As they became disillusioned with Kraftwerk, Rother and Dinger began to talk about working together, initiating one of the most fascinating, difficult partnerships in recent musical history.
“We were very different in character, that’s true,” says Rother, observing that Dinger came from a harsh, often contentious family background, very different from his own, and was always ready for a fight. Musically, he was aggressive and powerful, concerned more with rhythms and dissonance than the melodies that fascinated Rother. “Until I met Klaus and played with him, I had never seen a drummer of that quality, of that strength and relentless beating on the drums,” he says.
One of his most vivid memories of Dinger dates from a live Kraftwerk performance sometime in the early 1970s. “When I looked up from my guitar, I saw that there was blood rushing from his hand, and that went all over the drums and onstage, but he never for a moment stopped playing. Everybody in the first rows, they were watching with open mouths. It was crazy. He hurt himself but kept going,” he says, “Well, he was a radical figure.”
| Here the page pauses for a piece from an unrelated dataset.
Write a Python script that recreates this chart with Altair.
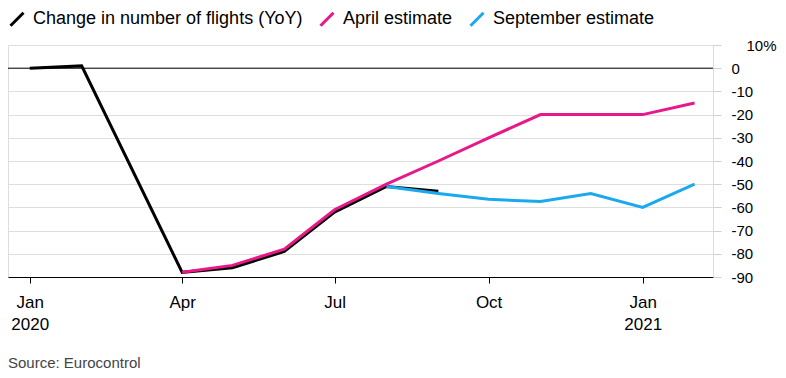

It was an attraction of opposites, but one that seemed to bring out hidden possibilities in each of the two artists. Rother adds, “I guess we also had some elements in common which are, maybe, not so obvious. I know that Klaus also had a soft side, a sentimental side, a love of melodies. That’s probably what he liked about my playing in the first place. And I think the reason why we could compliment one another was that, though we both had our strengths, we also had this understanding for the other side and we reached out to it.” He points to Dinger’s lyrical piano work on Neu! 75’s “Leb’ Wohl” as an example, as well as his own noisily aggressive guitar playing on the proto-punk song “Hero”.